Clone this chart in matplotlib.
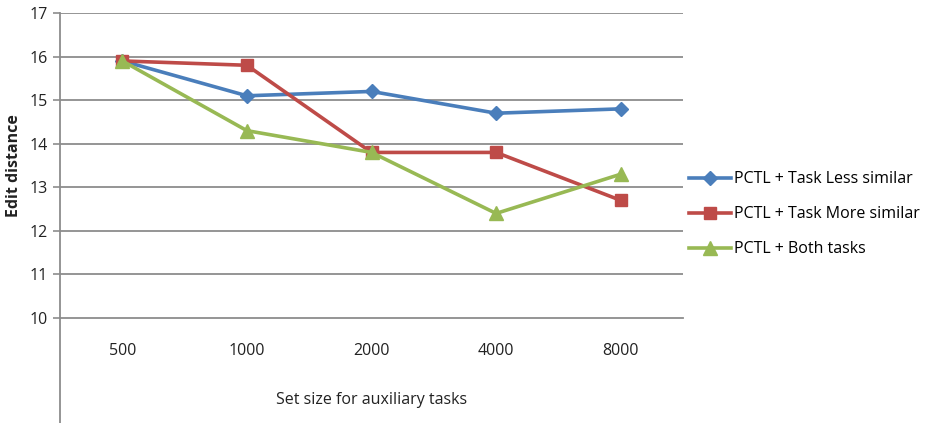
import matplotlib
matplotlib.use("Agg")
import matplotlib.pyplot as plt
from matplotlib.lines import Line2D

categories = ["500", "1000", "2000", "4000", "8000"]
less_similar = [15.9, 15.1, 15.2, 14.7, 14.8]
more_similar = [15.9, 15.8, 13.8, 13.8, 12.7]
both_tasks = [15.9, 14.3, 13.8, 12.4, 13.3]
series_names = ["PCTL + Task Less similar", "PCTL + Task More similar", "PCTL + Both tasks"]
y_ticks = [10, 11, 12, 13, 14, 15, 16, 17]

plt.rcParams['font.family'] = ['Open Sans', 'DejaVu Sans']
W, H = 934, 423
fig = plt.figure(figsize=(W / 100, H / 100), dpi=100)
ax = fig.add_axes([60 / W, (H - 318) / H, 623 / W, 305 / H])

grid_c = "#8c8c8c"
x = list(range(len(categories)))
ax.plot(x, less_similar, color="#4A7EBB", lw=2.6, marker="D", ms=7, label=series_names[0], zorder=3)
ax.plot(x, more_similar, color="#BE4B48", lw=2.6, marker="s", ms=9, label=series_names[1], zorder=4)
ax.plot(x, both_tasks, color="#98B954", lw=2.6, marker="^", ms=10, label=series_names[2], zorder=5)

ax.set_xlim(-0.5, len(categories) - 0.5)
ax.set_ylim(10, 17)
ax.set_yticks(y_ticks)
ax.set_yticklabels([str(v) for v in y_ticks], fontsize=11.5, color="#222222")
ax.set_xticks(x)
ax.set_xticklabels(categories, fontsize=11.5, color="#222222")
ax.tick_params(axis="x", length=0, pad=18)
ax.tick_params(axis="y", length=5, width=1.2, color=grid_c, pad=4)

for v in y_ticks[1:]:
    ax.axhline(v, color=grid_c, lw=1.3, zorder=1)
for s in ["top", "right"]:
    ax.spines[s].set_visible(False)
ax.spines["bottom"].set_color(grid_c)
ax.spines["bottom"].set_linewidth(1.3)
ax.spines["left"].set_color(grid_c)
ax.spines["left"].set_linewidth(1.3)
ax.add_line(Line2D([0, 0], [0, -110 / 305], transform=ax.transAxes, color=grid_c,
                   lw=1.3, clip_on=False))

ax.set_xlabel("Set size for auxiliary tasks", fontsize=11.5, color="#222222", labelpad=24)
ax.set_ylabel("Edit distance", fontsize=11.5, fontweight="bold", color="#222222", labelpad=5)

ax.legend(loc="center left", bbox_to_anchor=(1.0, 0.34), frameon=False,
          fontsize=11.5, handlelength=2.6, handletextpad=0.2, labelspacing=1.2,
          borderaxespad=0.2, borderpad=0.2)

fig.savefig("out.png", dpi=100)
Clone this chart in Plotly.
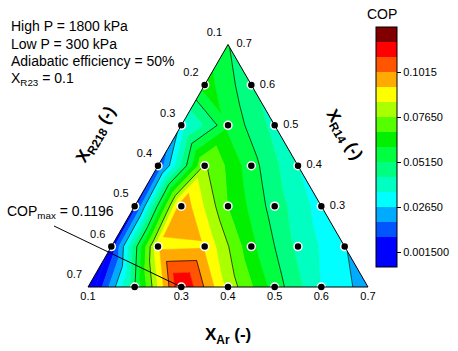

(Written request) Reproduce every record above exactly, but leave out the pictures.

(Written solution)
Clone this chart in matplotlib.
import matplotlib
matplotlib.use("Agg")
import matplotlib.pyplot as plt
from matplotlib.lines import Line2D

categories = ["500", "1000", "2000", "4000", "8000"]
less_similar = [15.9, 15.1, 15.2, 14.7, 14.8]
more_similar = [15.9, 15.8, 13.8, 13.8, 12.7]
both_tasks = [15.9, 14.3, 13.8, 12.4, 13.3]
series_names = ["PCTL + Task Less similar", "PCTL + Task More similar", "PCTL + Both tasks"]
y_ticks = [10, 11, 12, 13, 14, 15, 16, 17]

plt.rcParams['font.family'] = ['Open Sans', 'DejaVu Sans']
W, H = 934, 423
fig = plt.figure(figsize=(W / 100, H / 100), dpi=100)
ax = fig.add_axes([60 / W, (H - 318) / H, 623 / W, 305 / H])

grid_c = "#8c8c8c"
x = list(range(len(categories)))
ax.plot(x, less_similar, color="#4A7EBB", lw=2.6, marker="D", ms=7, label=series_names[0], zorder=3)
ax.plot(x, more_similar, color="#BE4B48", lw=2.6, marker="s", ms=9, label=series_names[1], zorder=4)
ax.plot(x, both_tasks, color="#98B954", lw=2.6, marker="^", ms=10, label=series_names[2], zorder=5)

ax.set_xlim(-0.5, len(categories) - 0.5)
ax.set_ylim(10, 17)
ax.set_yticks(y_ticks)
ax.set_yticklabels([str(v) for v in y_ticks], fontsize=11.5, color="#222222")
ax.set_xticks(x)
ax.set_xticklabels(categories, fontsize=11.5, color="#222222")
ax.tick_params(axis="x", length=0, pad=18)
ax.tick_params(axis="y", length=5, width=1.2, color=grid_c, pad=4)

for v in y_ticks[1:]:
    ax.axhline(v, color=grid_c, lw=1.3, zorder=1)
for s in ["top", "right"]:
    ax.spines[s].set_visible(False)
ax.spines["bottom"].set_color(grid_c)
ax.spines["bottom"].set_linewidth(1.3)
ax.spines["left"].set_color(grid_c)
ax.spines["left"].set_linewidth(1.3)
ax.add_line(Line2D([0, 0], [0, -110 / 305], transform=ax.transAxes, color=grid_c,
                   lw=1.3, clip_on=False))

ax.set_xlabel("Set size for auxiliary tasks", fontsize=11.5, color="#222222", labelpad=24)
ax.set_ylabel("Edit distance", fontsize=11.5, fontweight="bold", color="#222222", labelpad=5)

ax.legend(loc="center left", bbox_to_anchor=(1.0, 0.34), frameon=False,
          fontsize=11.5, handlelength=2.6, handletextpad=0.2, labelspacing=1.2,
          borderaxespad=0.2, borderpad=0.2)

fig.savefig("out.png", dpi=100)
Clone this chart in Plotly.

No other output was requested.